Even if you chose not to go the interracial route, adopted children are estimated to have Bipolar Disorder as an adult at ten times the rate of non-adopted adults. Bipolar Disorder has a strong genetic component. If you adopt internationally, especially from some parts of Russia, fifty to seventy percent of the children have FASD. Any adoption from an orphanage raises  the risk of an attachment disorder. The worse the orphanage, the higher the risk. But truthfully, in any adoption, you can't assume you have all the information you need or even that the information you have is accurate. The paperwork on my J said he was born to two white parents. Neither parent had a history of Bipolar Disorder. As far as I was ever able to figure out, if the information wasn't known, it was made up. I know it happens that way in some foreign countries. A close friend adopted a three year old from South America. He had the usual attachment problems. When he seemed to hit puberty at the very early age of ten, bone scans  revealed that he was almost 13. My friend lost family connections, her church, and her social life while she and her husband fought to get their son what he needed.
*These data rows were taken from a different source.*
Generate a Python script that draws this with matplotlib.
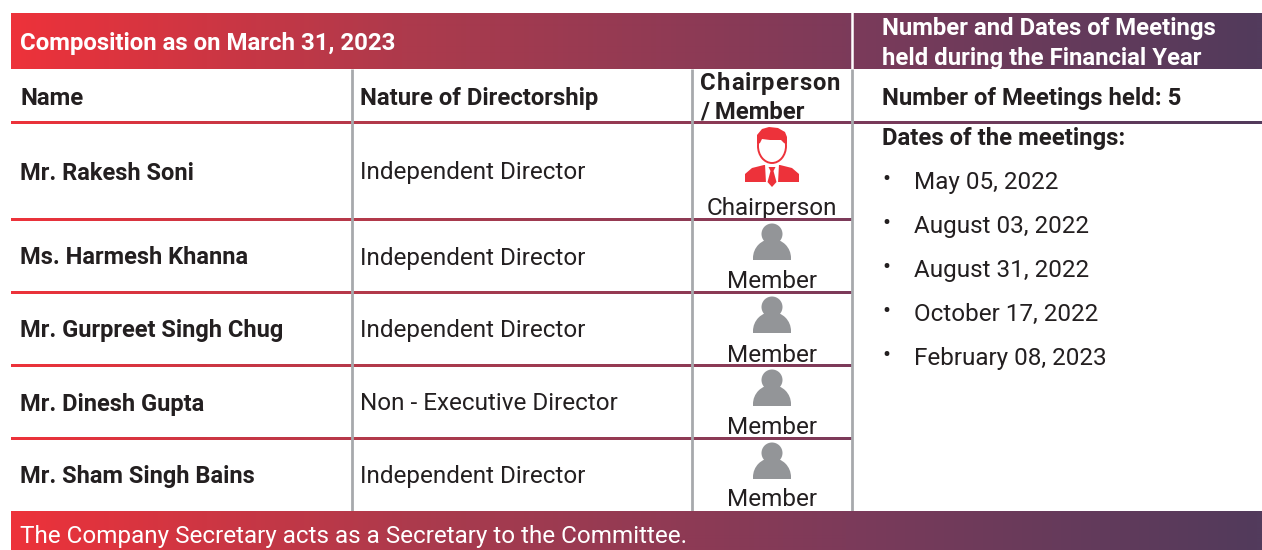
import numpy as np
import matplotlib
matplotlib.use('Agg')
import matplotlib.pyplot as plt
from matplotlib.colors import LinearSegmentedColormap
from matplotlib.patches import Circle, Ellipse, Polygon, Rectangle, Wedge

plt.rcParams['font.family'] = ['Roboto', 'DejaVu Sans']

names = ['Mr. Rakesh Soni', 'Ms. Harmesh Khanna', 'Mr. Gurpreet Singh Chug', 'Mr. Dinesh Gupta', 'Mr. Sham Singh Bains']
nature = ['Independent Director', 'Independent Director', 'Independent Director', 'Non - Executive Director', 'Independent Director']
roles = ['Chairperson', 'Member', 'Member', 'Member', 'Member']
dates = ['May 05, 2022', 'August 03, 2022', 'August 31, 2022', 'October 17, 2022', 'February 08, 2023']
meetings_held = 5

row_lines = [123, 219.5, 292.5, 365.5, 438.5]
row_mid = [173, 258, 331, 404, 477]
role_y = [208.5, 282, 355, 427.5, 500]
date_y = [182, 226, 270, 314, 358]
icon_top = [127, 223, 296, 369, 442]

RED = '#ed323a'
GREY = '#a7a9ac'
ICON = '#939598'
DARK = '#231f20'
FS_BOLD = 17.2
FS_REG = 17.45

cmap = LinearSegmentedColormap.from_list('band', [(0, RED), (0.31, '#ae3a4c'), (0.67, '#7c3a5a'), (1, '#523b5c')])
grad = np.linspace(0, 1, 1251).reshape(1, -1)

fig = plt.figure(figsize=(12.62, 5.5), dpi=100)
ax = fig.add_axes([0, 0, 1, 1])
ax.set_xlim(0, 1262)
ax.set_ylim(550, 0)
ax.axis('off')


def band(y0, y1, x1=1262, z=1):
    # slice of the one gradient so that bands and rules line up
    n = x1 - 11
    ax.imshow(grad[:, :n], extent=[11, x1, y1, y0], cmap=cmap, vmin=0, vmax=1,
              aspect='auto', zorder=z, interpolation='bilinear')


def member_icon(cx, top):
    ax.add_patch(Circle((cx, top + 11), 10.5, color=ICON, lw=0, zorder=4))
    ax.add_patch(Wedge((cx, top + 35), 19, 180, 360, color=ICON, lw=0, zorder=4))
    ax.add_patch(Rectangle((cx - 19, top + 34), 38, 3, color=ICON, lw=0, zorder=4))


def chair_icon(cx, top):
    # shoulders
    ax.add_patch(Polygon([(cx - 27, top + 55), (cx - 27, top + 47), (cx - 20, top + 41), (cx - 8, top + 38),
                          (cx + 8, top + 38), (cx + 20, top + 41), (cx + 27, top + 47), (cx + 27, top + 55)],
                         closed=True, color=RED, lw=0, zorder=4))
    # white gap round the tie
    ax.add_patch(Polygon([(cx - 7, top + 37), (cx + 7, top + 37), (cx + 6, top + 56), (cx - 6, top + 56)],
                         closed=True, color='white', lw=0, zorder=5))
    ax.add_patch(Polygon([(cx - 3.5, top + 40), (cx + 3.5, top + 40), (cx + 1.5, top + 44), (cx + 4.5, top + 55), (cx, top + 60),
                          (cx - 4.5, top + 55), (cx - 1.5, top + 44)],
                         closed=True, color=RED, lw=0, zorder=6))
    # face and hair
    ax.add_patch(Ellipse((cx, top + 19), 28, 34, facecolor='white', edgecolor=RED, lw=1.4, zorder=5))
    ax.add_patch(Polygon([(cx - 15, top + 17), (cx - 15, top + 8), (cx - 10, top + 2), (cx - 3, top), (cx + 6, top + 1),
                          (cx + 13, top + 5), (cx + 15, top + 10), (cx + 15, top + 17), (cx + 12, top + 16),
                          (cx + 9, top + 13), (cx - 2, top + 13), (cx - 10, top + 12), (cx - 12, top + 16)],
                         closed=True, color=RED, lw=0, zorder=6))


def spaced_text(x, y, s, extra, **kw):
    # header word has tracking in the original, so step through the letters
    renderer = fig.canvas.get_renderer()
    for ch in s:
        t = ax.text(x, y, ch, **kw)
        x += t.get_window_extent(renderer).width + extra


# top and bottom bands
band(13, 69)
band(511, 550, z=5)

# rules
for y in row_lines[1:]:
    band(y - 1.2, y + 1.2, x1=852, z=3)
band(row_lines[0] - 1.2, row_lines[0] + 1.2, z=3)

ax.plot([852, 852], [13, 69], color='white', lw=1.8, zorder=3)
for x in [352, 692, 852]:
    ax.plot([x, x], [69, 511], color=GREY, lw=2, zorder=3, solid_capstyle='butt')

# header text
ax.text(20, 43.5, 'Composition as on March 31, 2023', color='white', fontsize=17.3, fontweight='bold', va='center', zorder=6)
ax.text(882, 29, 'Number and Dates of Meetings', color='white', fontsize=FS_BOLD, fontweight='bold', va='center', zorder=6)
t = ax.text(882, 59, 'held during the Financial Year', color='white', fontsize=FS_BOLD, fontweight='bold', va='center', zorder=6)
t.set_clip_path(Rectangle((0, 13), 1262, 55, transform=ax.transData))

ax.text(20, 98.5, 'Name', color=DARK, fontsize=FS_BOLD, fontweight='bold', va='center', zorder=6)
ax.text(360, 98.5, 'Nature of Directorship', color=DARK, fontsize=FS_BOLD, fontweight='bold', va='center', zorder=6)
spaced_text(700, 90, 'Chairperson', 0.9, color=DARK, fontsize=FS_BOLD, fontweight='bold', va='baseline', zorder=6)
ax.text(700, 112, '/ Member', color=DARK, fontsize=FS_BOLD, fontweight='bold', va='center', zorder=6)
ax.text(882, 98.5, f'Number of Meetings held: {meetings_held}', color=DARK, fontsize=FS_BOLD, fontweight='bold', va='center', zorder=6)

# rows
for i in range(len(names)):
    ax.text(20, row_mid[i], names[i], color=DARK, fontsize=17.0, fontweight='bold', va='center', zorder=6)
    ax.text(360, row_mid[i], nature[i], color=DARK, fontsize=FS_REG, va='center', zorder=6)
    ax.text(772, role_y[i], roles[i], color=DARK, fontsize=FS_REG, ha='center', va='center', zorder=2)
    if roles[i] == 'Chairperson':
        chair_icon(772, icon_top[i])
    else:
        member_icon(772, icon_top[i])

# meeting dates
ax.text(882, 139, 'Dates of the meetings:', color=DARK, fontsize=FS_BOLD, fontweight='bold', va='center', zorder=6)
for d, y in zip(dates, date_y):
    ax.text(886, y - 3, '•', color=DARK, fontsize=17, ha='center', va='center', zorder=6)
    ax.text(914, y, d, color=DARK, fontsize=FS_REG, va='center', zorder=6)

ax.text(20, 537, 'The Company Secretary acts as a Secretary to the Committee.', color='white', fontsize=FS_REG, va='center', zorder=6)

fig.savefig('out.png', dpi=100)
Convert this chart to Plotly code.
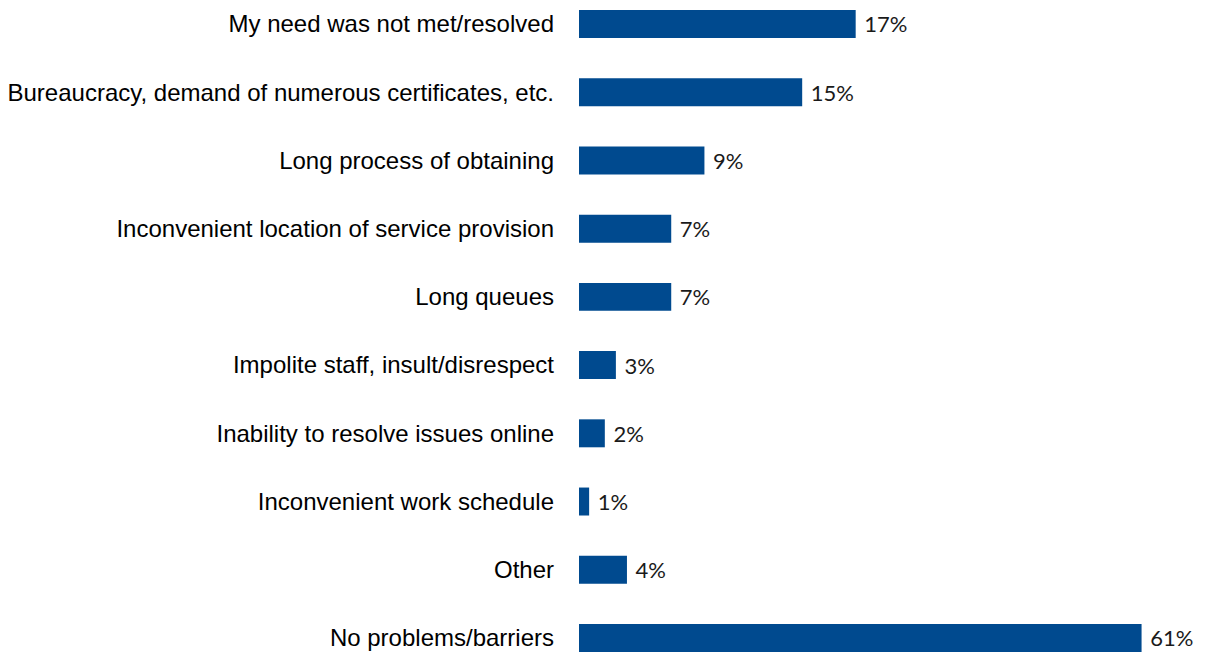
'''
    Horizontal bar chart: problems/barriers faced when receiving services.
'''
import plotly.graph_objects as go

categories = [
    "My need was not met/resolved",
    "Bureaucracy, demand of numerous certificates, etc.",
    "Long process of obtaining",
    "Inconvenient location of service provision",
    "Long queues",
    "Impolite staff, insult/disrespect",
    "Inability to resolve issues online",
    "Inconvenient work schedule",
    "Other",
    "No problems/barriers",
]
# shares as labelled on the chart
share_labels = ["17%", "15%", "9%", "7%", "7%", "3%", "2%", "1%", "4%", "61%"]
# bar lengths as drawn in the picture (the original scale is not linear
# with the labels), expressed in units where the 61% bar is 61
bar_length = [30.0, 24.2, 13.6, 10.0, 10.0, 4.0, 2.8, 1.1, 5.2, 61.0]

bar_color = '#004a8f'
positions = list(range(len(categories)))

fig = go.Figure()
fig.add_trace(go.Bar(
    x=bar_length,
    y=positions,
    orientation='h',
    width=0.41,
    marker=dict(color=bar_color, line=dict(width=0)),
    text=['\u00a0' + s for s in share_labels],
    textposition='outside',
    constraintext='none',
    cliponaxis=False,
    textfont=dict(family='Lato', size=22, color='#1a1a1a'),
    hoverinfo='skip',
))

# the page body adds an 8px margin, so the figure is 8px smaller each way
fig.update_layout(
    width=1208,
    height=649,
    margin=dict(l=566, r=0, t=0, b=0),
    plot_bgcolor='#ffffff',
    paper_bgcolor='#ffffff',
    showlegend=False,
    font=dict(family='Liberation Sans, Arial', size=24, color='#000000'),
)
fig.update_xaxes(range=[0, 69.07], visible=False, showgrid=False, zeroline=False)
fig.update_yaxes(
    range=[9.279, -0.2345],
    tickvals=positions,
    ticktext=categories,
    showgrid=False,
    zeroline=False,
    showline=False,
    ticks='',
    ticklabelstandoff=24,
    tickfont=dict(family='Liberation Sans, Arial', size=24, color='#000000'),
)

fig.write_html("out.html")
It is not unusual to lose the support of family and friends when a child you adopted unexpectedly has special needs. Most of the time, inexperienced people, whether they say it out loud or not, are thinking that if THEY had that kid, the kid would be fine in no time. What YOU are doing is wrong and the cause of the problems. If you depend on your family's, church's or friend's approval, you should reconsider adopting. If you are uncomfortable being out of the mainstream, you should reconsider adopting.

Most of all, if you are uncomfortable with change, take time consider whether you really want to adopt. Every child you adopt changes you in ways that are unpredictable. Your days are full of surprises. They bring out talents you never knew you had, hurts that you had buried deeply within yourself, strengths you were unaware of, and sort out the chaff from the grain in your relationships with other people. None of this is comfortable. It is very lonely at times. If you can do it, it can be very rewarding. I love my kids and am grateful for everyone of them. I can still imagine my life without Hope. It has only been a year. All adoptions take time to forge connections. With older child adoptions, connections take more time. The more trauma involved, the more time the connections take. One day, I will realize I can't imagine living without Hope. When it comes, that day will take me by surprise. I will have changed without realizing it.

4 comments:

TheLazyJ said...

Beautiful, as always! And right on! Thank you. :)

Sheri said...

Wonderfully written.

Anonymous said...

i love your combination of brutal honesty with hope for the future. it seems like you leave space for all of it, the good and the bad. i especially liked how you expressed it towards the end: "i will have changed without realizing it." there's an alice walker quote i like (and i hope i'm re-writing it accurately): "expect nothing, live frugally on surprise."

Hedged in Beauty said...

LOVE this post!!!!

Was hooting and hollering throughout...

I kept looking for the "like" button after so many sentences within! LOL... (guess you know where I keep spending the bulk of my computer time... lol!!!!)